| What is required |
Retype verbatim only the lines below, starting at the one that contains "Output the Python" and ending at the one that contains "ln.set_clip_on(False)". Pictures are excluded from the copy.

| Charts and diagrams as code |
[Start]
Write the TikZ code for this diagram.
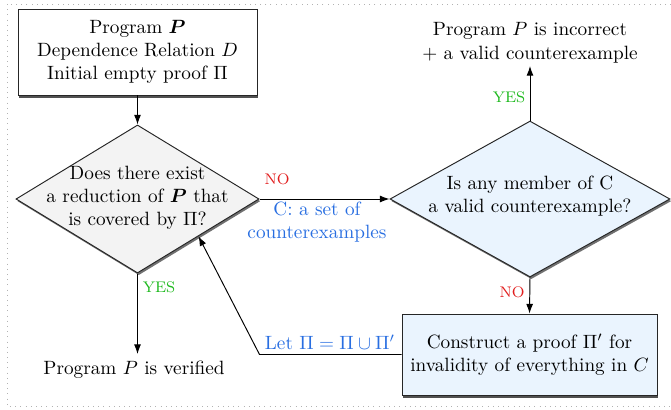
\documentclass[tikz,border=0pt]{standalone}
\usepackage{amsmath,bm}
\usetikzlibrary{shapes.geometric,arrows.meta,shadows,calc}
\definecolor{lblue}{RGB}{40,110,225}
\definecolor{lgreen}{RGB}{30,185,30}
\definecolor{lred}{RGB}{225,30,30}
\definecolor{pfill}{RGB}{234,244,254}
\definecolor{gfill}{RGB}{243,243,243}
\begin{document}
\begin{tikzpicture}[x=0.52pt,y=-0.52pt,
  shad/.style={drop shadow={shadow xshift=0.7pt,shadow yshift=-1.1pt,opacity=0.75,fill=black!75}},
  bshad/.style={drop shadow={shadow xshift=0.4pt,shadow yshift=-1.4pt,opacity=0.85,fill=black!80}},
  boxstyle/.style={draw=black!85,line width=0.5pt,rectangle,align=center,inner sep=0pt,bshad},
  decstyle/.style={draw=black!85,line width=0.5pt,diamond,inner sep=0pt,shad},
  txt/.style={align=center,inner sep=0pt},
  conn/.style={draw=black,line width=0.5pt,-{Latex[length=5pt,width=3.6pt]}},
  lab/.style={font=\footnotesize,inner sep=0pt},
  blab/.style={text=lblue,align=center,inner sep=0pt}]
\useasboundingbox (0,0) rectangle (671,409);
\draw[gray!60,line width=0.5pt,dash pattern=on 0.5pt off 2.2pt] (7,4) rectangle (690,406);

\node[boxstyle,fill=white,minimum width=124.3pt,minimum height=44.7pt] (start) at (137.5,52)
  {Program $\bm{P}$\\ Dependence Relation $D$\\ Initial empty proof $\Pi$};

\node[decstyle,fill=gfill,minimum width=126.4pt,minimum height=77pt] (d1) at (137.5,199) {};
\node[txt] (d1t) at (137.5,198) {Does there exist\\ a reduction of $\bm{P}$ that\\ is covered by $\Pi$?};

\node[decstyle,fill=pfill,minimum width=145.6pt,minimum height=81.1pt] (d2) at (530,199) {};
\node[txt] (d2t) at (530,196) {Is any member of C\\ a valid counterexample?};

\node[txt,inner sep=1.5pt,anchor=south] (incorrect) at (530,66)
  {Program $P$ is incorrect\\ $+$ a valid counterexample};

\node[txt,inner sep=3.5pt,anchor=north] (verified) at (134,354) {Program $P$ is verified};

\node[boxstyle,fill=pfill,minimum width=132.6pt,minimum height=42.1pt] (box2) at (529.5,354.5)
  {Construct a proof $\Pi'$ for\\ invalidity of everything in $C$};

\coordinate (bend) at (d1.east |- box2.west);
\coordinate (back) at ($(d1.east)!0.5!(d1.south)$);

\draw[conn] (start.south) -- (d1.north);
\draw[conn] (d1.east) -- (d2.west);
\draw[conn] (d2.north) -- (incorrect.south);
\draw[conn] (d2.south) -- (box2.north);
\draw[conn] (d1.south) -- (d1.south |- verified.north);
\draw[conn] (box2.west) -- (bend) -- (back);

\node[lab,text=lred] (no1) at (277,179) {NO};
\node[blab] (cset) at (317,222) {C: a set of\\ counterexamples};
\node[lab,text=lgreen] (yes1) at (509,97) {YES};
\node[lab,text=lred] (no2) at (512,292) {NO};
\node[lab,text=lgreen] (yes2) at (159,287) {YES};
\node[blab] (letpi) at (330,342) {Let $\Pi = \Pi \cup \Pi'$};
\end{tikzpicture}
\end{document}
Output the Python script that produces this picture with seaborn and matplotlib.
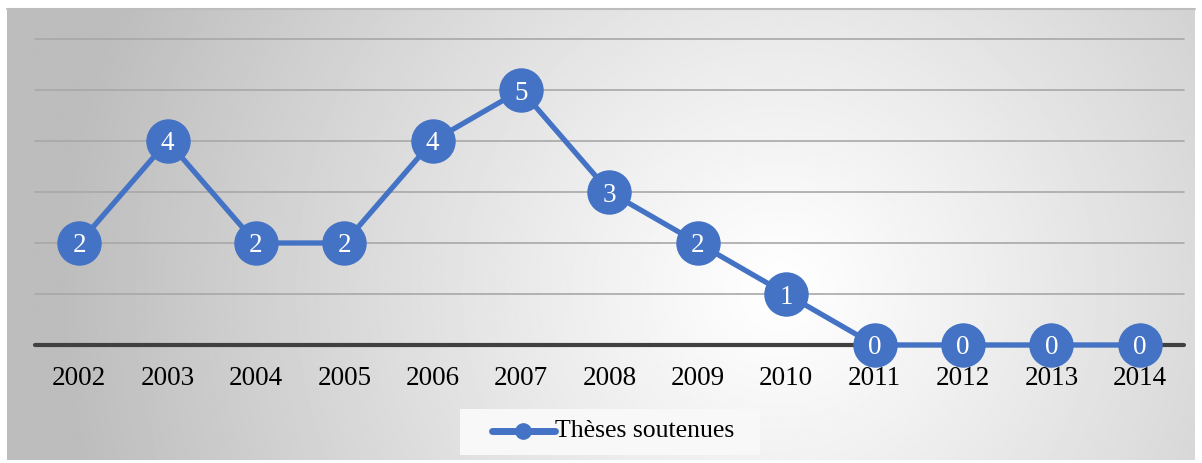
import numpy as np
import pandas as pd
import matplotlib
matplotlib.use("Agg")
import matplotlib.pyplot as plt
import seaborn as sns

years = [2002, 2003, 2004, 2005, 2006, 2007, 2008, 2009, 2010, 2011, 2012, 2013, 2014]
theses = [2, 4, 2, 2, 4, 5, 3, 2, 1, 0, 0, 0, 0]
series_name = "Thèses soutenues"

blue = "#4472C4"

sns.set_style("white")
plt.rcParams["font.family"] = ["Liberation Serif", "DejaVu Serif"]

df = pd.DataFrame({"year": years, "value": theses, "serie": series_name})

W, H = 1202, 463
fig = plt.figure(figsize=(W / 100, H / 100), dpi=100)

# radial gradient background panel
bg = fig.add_axes([7 / W, 3 / H, 1188 / W, 451 / H])
nx, ny = 600, 230
xx, yy = np.meshgrid(np.linspace(7, 1195, nx), np.linspace(9, 460, ny))
r = np.sqrt(((xx - 780) / 820) ** 2 + ((yy - 290) / 820) ** 2)
shade = np.clip(1.0 - 0.30 * r ** 1.1, 0.74, 1.0)
bg.imshow(shade, cmap="gray", vmin=0, vmax=1, aspect="auto",
          extent=[0, 1, 0, 1], origin="upper", interpolation="bilinear")
bg.set_axis_off()
bg.plot([0, 1], [1, 1], color="#bdbdbd", lw=1.5, transform=bg.transAxes, clip_on=False)

ax = fig.add_axes([35 / W, 118 / H, 1149 / W, 306 / H])
ax.set_facecolor("none")

for v in range(1, 7):
    ax.axhline(v, color="#a8a8a8", lw=1.2, zorder=1)
ax.axhline(0, color="#404040", lw=3.0, zorder=2)

sns.lineplot(data=df, x="year", y="value", hue="serie", palette=[blue],
             marker="o", markersize=32, markeredgewidth=0, linewidth=3.8,
             ax=ax, zorder=3, legend=False)
for ln in ax.lines:
    ln.set_clip_on(False)

for x, v in zip(years, theses):
    ax.text(x, v, str(v), color="white", ha="center", va="center_baseline",
            fontsize=19.5, zorder=5)

ax.set_xlim(years[0] - 0.5, years[-1] + 0.5)
ax.set_ylim(0, 6)
ax.set_xticks(years)
ax.set_xticklabels([str(y) for y in years], fontsize=19.5, color="black")
ax.set_yticks([])
ax.tick_params(axis="x", length=0, pad=15)
ax.set_xlabel("")
ax.set_ylabel("")
for s in ax.spines.values():
    s.set_visible(False)

# legend box
leg_ax = fig.add_axes([460 / W, 8 / H, 300 / W, 46 / H])
leg_ax.set_facecolor("#f8f8f8")
leg_ax.set_xlim(0, 300)
leg_ax.set_ylim(0, 46)
leg_ax.plot([32, 95], [24, 24], color=blue, lw=5, solid_capstyle="round")
leg_ax.plot([63], [24], marker="o", color=blue, markersize=11)
leg_ax.text(95, 24, series_name, fontsize=18.5, va="center", ha="left", color="black")
leg_ax.set_xticks([])
leg_ax.set_yticks([])
for s in leg_ax.spines.values():
    s.set_visible(False)

fig.savefig("out.png", dpi=100, facecolor="white")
[End]
| The response |
Output the Python script that produces this picture with seaborn and matplotlib.
import numpy as np
import pandas as pd
import matplotlib
matplotlib.use("Agg")
import matplotlib.pyplot as plt
import seaborn as sns

years = [2002, 2003, 2004, 2005, 2006, 2007, 2008, 2009, 2010, 2011, 2012, 2013, 2014]
theses = [2, 4, 2, 2, 4, 5, 3, 2, 1, 0, 0, 0, 0]
series_name = "Thèses soutenues"

blue = "#4472C4"

sns.set_style("white")
plt.rcParams["font.family"] = ["Liberation Serif", "DejaVu Serif"]

df = pd.DataFrame({"year": years, "value": theses, "serie": series_name})

W, H = 1202, 463
fig = plt.figure(figsize=(W / 100, H / 100), dpi=100)

# radial gradient background panel
bg = fig.add_axes([7 / W, 3 / H, 1188 / W, 451 / H])
nx, ny = 600, 230
xx, yy = np.meshgrid(np.linspace(7, 1195, nx), np.linspace(9, 460, ny))
r = np.sqrt(((xx - 780) / 820) ** 2 + ((yy - 290) / 820) ** 2)
shade = np.clip(1.0 - 0.30 * r ** 1.1, 0.74, 1.0)
bg.imshow(shade, cmap="gray", vmin=0, vmax=1, aspect="auto",
          extent=[0, 1, 0, 1], origin="upper", interpolation="bilinear")
bg.set_axis_off()
bg.plot([0, 1], [1, 1], color="#bdbdbd", lw=1.5, transform=bg.transAxes, clip_on=False)

ax = fig.add_axes([35 / W, 118 / H, 1149 / W, 306 / H])
ax.set_facecolor("none")

for v in range(1, 7):
    ax.axhline(v, color="#a8a8a8", lw=1.2, zorder=1)
ax.axhline(0, color="#404040", lw=3.0, zorder=2)

sns.lineplot(data=df, x="year", y="value", hue="serie", palette=[blue],
             marker="o", markersize=32, markeredgewidth=0, linewidth=3.8,
             ax=ax, zorder=3, legend=False)
for ln in ax.lines:
    ln.set_clip_on(False)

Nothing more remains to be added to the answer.